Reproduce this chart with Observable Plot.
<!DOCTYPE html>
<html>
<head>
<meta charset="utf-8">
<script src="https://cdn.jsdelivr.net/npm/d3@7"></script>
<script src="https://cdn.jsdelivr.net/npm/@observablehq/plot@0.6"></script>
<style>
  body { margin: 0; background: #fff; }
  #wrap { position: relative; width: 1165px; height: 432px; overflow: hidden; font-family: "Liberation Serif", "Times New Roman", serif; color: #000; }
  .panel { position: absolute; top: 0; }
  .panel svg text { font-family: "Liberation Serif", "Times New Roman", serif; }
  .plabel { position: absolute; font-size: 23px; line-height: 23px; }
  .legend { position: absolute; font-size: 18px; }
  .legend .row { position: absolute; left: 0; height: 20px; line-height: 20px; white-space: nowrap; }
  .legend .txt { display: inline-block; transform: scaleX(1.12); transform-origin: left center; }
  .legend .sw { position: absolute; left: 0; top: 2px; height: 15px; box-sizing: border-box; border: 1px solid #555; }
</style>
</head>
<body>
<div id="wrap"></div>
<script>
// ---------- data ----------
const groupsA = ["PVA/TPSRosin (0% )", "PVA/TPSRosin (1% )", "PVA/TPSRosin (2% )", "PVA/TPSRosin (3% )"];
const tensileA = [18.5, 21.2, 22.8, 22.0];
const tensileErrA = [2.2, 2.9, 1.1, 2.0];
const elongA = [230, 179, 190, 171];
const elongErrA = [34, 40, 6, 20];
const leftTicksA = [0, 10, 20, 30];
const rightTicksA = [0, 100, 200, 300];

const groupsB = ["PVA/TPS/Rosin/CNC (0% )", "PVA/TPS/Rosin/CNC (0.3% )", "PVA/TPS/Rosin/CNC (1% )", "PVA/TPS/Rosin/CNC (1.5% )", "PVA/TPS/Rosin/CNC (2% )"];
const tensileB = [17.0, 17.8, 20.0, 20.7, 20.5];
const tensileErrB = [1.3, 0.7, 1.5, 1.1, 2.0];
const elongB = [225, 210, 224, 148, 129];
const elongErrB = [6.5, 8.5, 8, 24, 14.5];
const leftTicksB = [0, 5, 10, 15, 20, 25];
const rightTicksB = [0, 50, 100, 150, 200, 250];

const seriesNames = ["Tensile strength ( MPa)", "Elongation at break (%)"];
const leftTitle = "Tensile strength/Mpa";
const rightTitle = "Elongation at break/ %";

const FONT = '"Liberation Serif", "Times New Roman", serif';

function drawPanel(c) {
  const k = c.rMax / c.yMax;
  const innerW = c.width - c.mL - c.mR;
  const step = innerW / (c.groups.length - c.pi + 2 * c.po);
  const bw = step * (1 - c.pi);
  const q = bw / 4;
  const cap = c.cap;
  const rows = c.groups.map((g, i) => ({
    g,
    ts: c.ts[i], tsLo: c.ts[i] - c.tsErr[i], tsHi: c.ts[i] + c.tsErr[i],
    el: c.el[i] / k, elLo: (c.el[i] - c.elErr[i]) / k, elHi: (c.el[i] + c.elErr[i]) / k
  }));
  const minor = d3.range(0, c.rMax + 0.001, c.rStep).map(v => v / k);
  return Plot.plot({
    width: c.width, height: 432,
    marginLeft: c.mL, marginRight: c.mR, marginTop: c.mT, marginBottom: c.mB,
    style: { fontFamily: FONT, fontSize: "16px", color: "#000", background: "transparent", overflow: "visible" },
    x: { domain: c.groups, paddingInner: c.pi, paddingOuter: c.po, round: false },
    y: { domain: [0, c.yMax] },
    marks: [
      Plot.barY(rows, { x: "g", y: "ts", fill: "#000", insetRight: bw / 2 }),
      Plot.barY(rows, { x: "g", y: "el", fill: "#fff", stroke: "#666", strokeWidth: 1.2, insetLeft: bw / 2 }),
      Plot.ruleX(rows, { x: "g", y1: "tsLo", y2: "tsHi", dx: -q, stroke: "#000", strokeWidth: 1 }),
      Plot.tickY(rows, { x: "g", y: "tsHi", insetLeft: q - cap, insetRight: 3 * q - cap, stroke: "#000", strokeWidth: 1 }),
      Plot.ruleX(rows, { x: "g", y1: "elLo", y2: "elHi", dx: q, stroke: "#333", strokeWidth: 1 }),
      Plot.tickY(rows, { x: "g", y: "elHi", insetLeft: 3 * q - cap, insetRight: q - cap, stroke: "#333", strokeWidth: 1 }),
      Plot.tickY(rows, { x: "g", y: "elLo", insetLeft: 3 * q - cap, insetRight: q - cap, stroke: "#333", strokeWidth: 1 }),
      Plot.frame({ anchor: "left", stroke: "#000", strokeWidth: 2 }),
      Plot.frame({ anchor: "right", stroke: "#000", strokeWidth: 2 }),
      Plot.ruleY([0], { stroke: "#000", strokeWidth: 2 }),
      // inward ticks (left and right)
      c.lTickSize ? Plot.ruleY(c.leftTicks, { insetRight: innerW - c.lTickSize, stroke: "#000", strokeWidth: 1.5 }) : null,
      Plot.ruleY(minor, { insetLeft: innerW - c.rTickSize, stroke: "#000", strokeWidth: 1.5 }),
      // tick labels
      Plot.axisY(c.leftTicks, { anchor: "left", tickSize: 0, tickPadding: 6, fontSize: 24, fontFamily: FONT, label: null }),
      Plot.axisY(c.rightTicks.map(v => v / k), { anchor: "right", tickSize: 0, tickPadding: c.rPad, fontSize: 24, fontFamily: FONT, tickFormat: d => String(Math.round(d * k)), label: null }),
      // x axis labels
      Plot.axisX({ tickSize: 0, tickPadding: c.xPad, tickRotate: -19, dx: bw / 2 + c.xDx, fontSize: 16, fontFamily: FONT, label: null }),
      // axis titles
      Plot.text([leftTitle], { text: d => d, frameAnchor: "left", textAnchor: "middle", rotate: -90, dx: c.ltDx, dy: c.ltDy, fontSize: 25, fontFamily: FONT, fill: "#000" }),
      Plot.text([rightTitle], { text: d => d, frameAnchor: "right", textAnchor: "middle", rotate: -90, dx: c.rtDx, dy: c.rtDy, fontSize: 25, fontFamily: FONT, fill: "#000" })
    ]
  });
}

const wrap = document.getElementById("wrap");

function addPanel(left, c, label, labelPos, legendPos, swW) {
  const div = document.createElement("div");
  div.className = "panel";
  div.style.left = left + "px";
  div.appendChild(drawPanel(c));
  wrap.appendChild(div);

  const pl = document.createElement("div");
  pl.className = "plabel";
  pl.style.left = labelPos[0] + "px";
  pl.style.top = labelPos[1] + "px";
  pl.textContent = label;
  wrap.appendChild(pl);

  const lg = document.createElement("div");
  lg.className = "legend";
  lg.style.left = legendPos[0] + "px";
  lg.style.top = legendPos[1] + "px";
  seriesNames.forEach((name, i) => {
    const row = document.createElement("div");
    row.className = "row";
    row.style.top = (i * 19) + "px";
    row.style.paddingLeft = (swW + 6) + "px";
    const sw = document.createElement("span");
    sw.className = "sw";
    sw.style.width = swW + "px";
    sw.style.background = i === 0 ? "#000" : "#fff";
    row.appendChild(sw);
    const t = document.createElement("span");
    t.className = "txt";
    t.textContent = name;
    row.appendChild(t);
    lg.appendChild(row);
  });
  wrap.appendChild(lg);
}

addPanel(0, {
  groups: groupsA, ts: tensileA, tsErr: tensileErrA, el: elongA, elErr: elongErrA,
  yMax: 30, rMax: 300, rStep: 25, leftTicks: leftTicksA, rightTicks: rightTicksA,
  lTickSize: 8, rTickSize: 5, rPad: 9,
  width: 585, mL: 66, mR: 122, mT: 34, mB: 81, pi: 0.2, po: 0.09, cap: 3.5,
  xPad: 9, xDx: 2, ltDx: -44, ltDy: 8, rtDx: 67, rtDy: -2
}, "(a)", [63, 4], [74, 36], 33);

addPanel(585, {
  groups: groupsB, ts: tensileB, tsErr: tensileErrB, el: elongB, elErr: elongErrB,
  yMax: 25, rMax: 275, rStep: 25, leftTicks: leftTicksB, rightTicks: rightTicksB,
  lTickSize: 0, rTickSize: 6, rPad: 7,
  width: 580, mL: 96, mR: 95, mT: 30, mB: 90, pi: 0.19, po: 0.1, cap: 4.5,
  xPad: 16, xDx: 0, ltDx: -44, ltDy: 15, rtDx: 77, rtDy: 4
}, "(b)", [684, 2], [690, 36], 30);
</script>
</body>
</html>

───

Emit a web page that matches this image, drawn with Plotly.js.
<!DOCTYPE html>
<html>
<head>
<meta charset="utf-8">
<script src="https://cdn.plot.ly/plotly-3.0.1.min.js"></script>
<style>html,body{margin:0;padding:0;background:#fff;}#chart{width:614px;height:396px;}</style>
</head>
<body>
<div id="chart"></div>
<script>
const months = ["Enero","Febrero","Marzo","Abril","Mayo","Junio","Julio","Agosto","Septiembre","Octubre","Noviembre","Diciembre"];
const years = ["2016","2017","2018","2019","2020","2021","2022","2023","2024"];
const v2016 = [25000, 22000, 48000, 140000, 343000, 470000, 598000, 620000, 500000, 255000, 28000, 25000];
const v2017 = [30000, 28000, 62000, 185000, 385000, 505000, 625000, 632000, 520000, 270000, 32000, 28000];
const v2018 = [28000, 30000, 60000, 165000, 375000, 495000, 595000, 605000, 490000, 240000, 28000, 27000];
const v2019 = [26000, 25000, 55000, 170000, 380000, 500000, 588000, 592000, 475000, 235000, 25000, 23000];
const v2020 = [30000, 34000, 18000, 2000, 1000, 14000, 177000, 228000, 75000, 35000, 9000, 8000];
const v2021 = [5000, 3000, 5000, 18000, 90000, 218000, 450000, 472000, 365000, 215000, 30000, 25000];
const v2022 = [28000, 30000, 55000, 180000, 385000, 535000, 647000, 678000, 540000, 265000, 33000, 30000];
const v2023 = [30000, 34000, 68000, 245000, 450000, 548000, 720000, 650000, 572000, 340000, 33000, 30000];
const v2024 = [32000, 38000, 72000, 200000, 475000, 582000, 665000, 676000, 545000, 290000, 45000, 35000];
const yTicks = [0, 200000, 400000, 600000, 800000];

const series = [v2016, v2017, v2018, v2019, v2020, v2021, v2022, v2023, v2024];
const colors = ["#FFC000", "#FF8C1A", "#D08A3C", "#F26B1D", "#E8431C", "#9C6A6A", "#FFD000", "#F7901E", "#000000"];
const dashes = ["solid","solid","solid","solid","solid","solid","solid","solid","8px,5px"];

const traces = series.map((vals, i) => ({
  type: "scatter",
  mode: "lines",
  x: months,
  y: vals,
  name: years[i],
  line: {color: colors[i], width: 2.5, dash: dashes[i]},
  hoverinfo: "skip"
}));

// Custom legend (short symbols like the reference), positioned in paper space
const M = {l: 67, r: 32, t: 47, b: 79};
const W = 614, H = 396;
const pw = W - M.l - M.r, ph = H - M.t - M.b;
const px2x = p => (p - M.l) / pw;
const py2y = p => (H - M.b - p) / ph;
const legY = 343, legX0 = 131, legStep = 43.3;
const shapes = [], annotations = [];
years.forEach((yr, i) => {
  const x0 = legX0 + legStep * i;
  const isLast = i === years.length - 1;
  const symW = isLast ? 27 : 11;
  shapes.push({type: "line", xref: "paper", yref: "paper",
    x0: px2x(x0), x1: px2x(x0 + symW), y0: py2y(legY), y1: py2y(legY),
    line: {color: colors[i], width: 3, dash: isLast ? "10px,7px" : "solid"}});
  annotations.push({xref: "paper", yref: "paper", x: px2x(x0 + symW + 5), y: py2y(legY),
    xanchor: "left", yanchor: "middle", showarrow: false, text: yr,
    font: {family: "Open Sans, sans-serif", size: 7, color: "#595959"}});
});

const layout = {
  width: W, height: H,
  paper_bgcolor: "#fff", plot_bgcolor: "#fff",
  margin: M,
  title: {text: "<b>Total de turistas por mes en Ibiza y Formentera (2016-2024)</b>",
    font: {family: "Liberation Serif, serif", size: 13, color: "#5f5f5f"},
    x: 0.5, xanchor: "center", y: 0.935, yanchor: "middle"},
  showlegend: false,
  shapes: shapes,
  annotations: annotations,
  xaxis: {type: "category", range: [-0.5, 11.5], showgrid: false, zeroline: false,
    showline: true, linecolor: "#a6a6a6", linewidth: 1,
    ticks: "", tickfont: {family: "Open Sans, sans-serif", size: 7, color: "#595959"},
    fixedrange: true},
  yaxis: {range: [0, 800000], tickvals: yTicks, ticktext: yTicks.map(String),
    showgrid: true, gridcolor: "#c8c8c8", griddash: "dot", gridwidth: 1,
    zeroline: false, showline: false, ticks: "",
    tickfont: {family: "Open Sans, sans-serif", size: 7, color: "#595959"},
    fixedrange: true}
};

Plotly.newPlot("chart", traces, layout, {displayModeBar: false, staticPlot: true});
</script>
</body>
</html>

───

__WHAT THE TASK REQUIRES__
Quote only the lines running from the line that holds "Reproduce this chart with Observable Plot." to the line that holds "const rightTicksA = [0, 100, 200, 300];", both ends included.

__ANSWER TO THE EXERCISE__
Reproduce this chart with Observable Plot.
<!DOCTYPE html>
<html>
<head>
<meta charset="utf-8">
<script src="https://cdn.jsdelivr.net/npm/d3@7"></script>
<script src="https://cdn.jsdelivr.net/npm/@observablehq/plot@0.6"></script>
<style>
  body { margin: 0; background: #fff; }
  #wrap { position: relative; width: 1165px; height: 432px; overflow: hidden; font-family: "Liberation Serif", "Times New Roman", serif; color: #000; }
  .panel { position: absolute; top: 0; }
  .panel svg text { font-family: "Liberation Serif", "Times New Roman", serif; }
  .plabel { position: absolute; font-size: 23px; line-height: 23px; }
  .legend { position: absolute; font-size: 18px; }
  .legend .row { position: absolute; left: 0; height: 20px; line-height: 20px; white-space: nowrap; }
  .legend .txt { display: inline-block; transform: scaleX(1.12); transform-origin: left center; }
  .legend .sw { position: absolute; left: 0; top: 2px; height: 15px; box-sizing: border-box; border: 1px solid #555; }
</style>
</head>
<body>
<div id="wrap"></div>
<script>
// ---------- data ----------
const groupsA = ["PVA/TPSRosin (0% )", "PVA/TPSRosin (1% )", "PVA/TPSRosin (2% )", "PVA/TPSRosin (3% )"];
const tensileA = [18.5, 21.2, 22.8, 22.0];
const tensileErrA = [2.2, 2.9, 1.1, 2.0];
const elongA = [230, 179, 190, 171];
const elongErrA = [34, 40, 6, 20];
const leftTicksA = [0, 10, 20, 30];
const rightTicksA = [0, 100, 200, 300];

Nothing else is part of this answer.